The University is setting up a Social Sciences Academy modeled in part after the Society for the Humanities.
The initiative for the Academy is part of three initiatives to strengthen the social sciences at Cornell, outlined in a July 1, 2002 memo from President Hunter R. Rawlings III and Provost Biddy (Carolyn A.) Martin to the Social Sciences Advisory Council, academic deans and the chairs of social science departments.
The other initiatives include increasing the number of faculty lines in the government and economics departments and providing funds for aggressive recruiting of faculty. Each initiative will have a budget of roughly $500,000, according to Vice Provost Walter Cohen.

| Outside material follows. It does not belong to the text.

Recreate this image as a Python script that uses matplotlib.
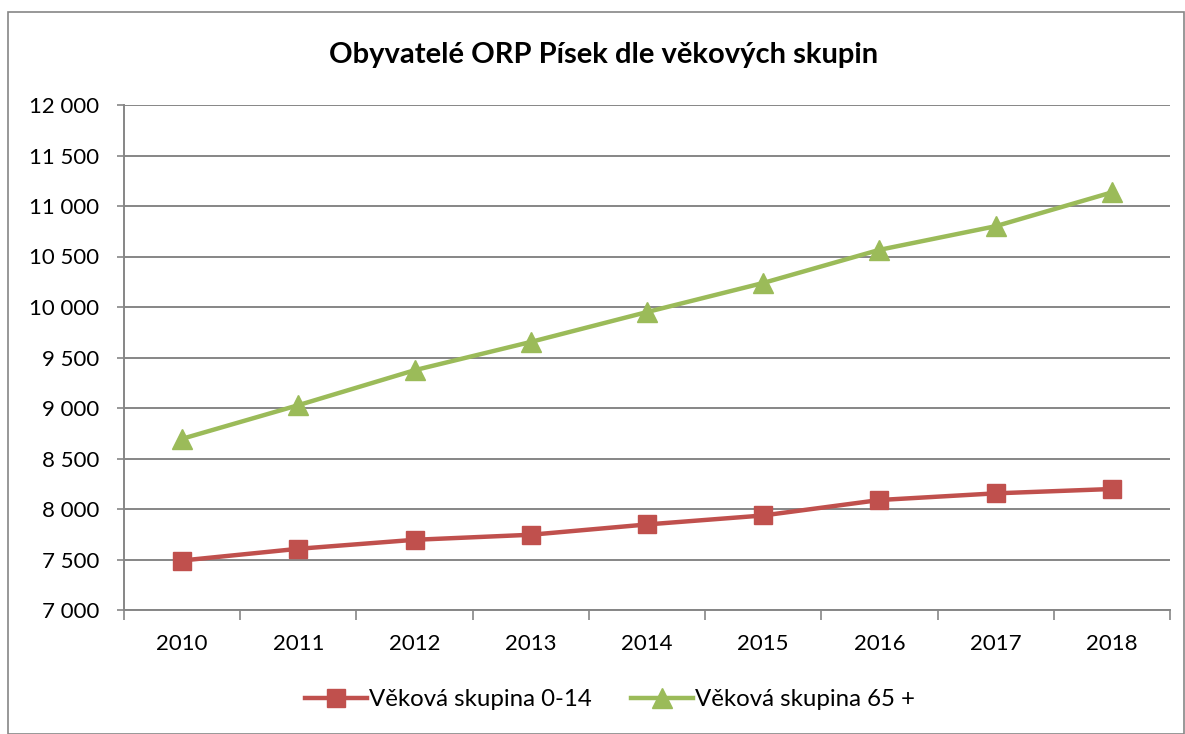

One of the central goals of the Academy is “[to] facilitate interdisciplinary work as well as cross-department cooperation and integration of research within the same discipline [by drawing] on the dispersed social science faculty and research initiatives at Cornell,” according to the working proposal of the Social Sciences Advisory Council.
The Academy is intended as “more narrowly focused on improving the social sciences at Cornell” than the Society for Humanities, and less as a way to develop scholars outside of the University, Cohen said.
Like the Society for the Humanities, the Academy will have a director, but it will also have the position of seminar chair. The director will solicit proposals for the Academy’s common research program, leaving the Academy’s research and discussion seminar under the direction of the seminar chair, usually an expert in the year’s theme.
No permanent home has yet been found for the Academy. “We’re not going to say anything about that until we have it settled,” Cohen said, “but we will succeed.”
For students, the Academy aims to expose the latest trends in research, and to encourage faculty to develop new courses. The idea, Cohen said, is that “a useful [research] theme will generate courses that weren’t previously taught, courses likely to have an interdisciplinary and intercollegiate feel to them.”
Seminar participants at the Academy need not be social scientists, though the method of selecting the Academy’s fellows has yet to be sorted out.
The Academy’s seminars will be much like the University’s Social Science Seminar program that is already in place: a weekly affair in which faculty from across departments and colleges discuss topics related to a central point of inquiry. The current seminar, on law norms and society, lightens a seminar participant’s teaching load by one course. Under the Academy proposal, Cohen anticipates faculty in the seminar will have two fewer courses.
Although Cohen anticipates the Academy will have an array of public events, the specifics will depend on the Academy’s site and director.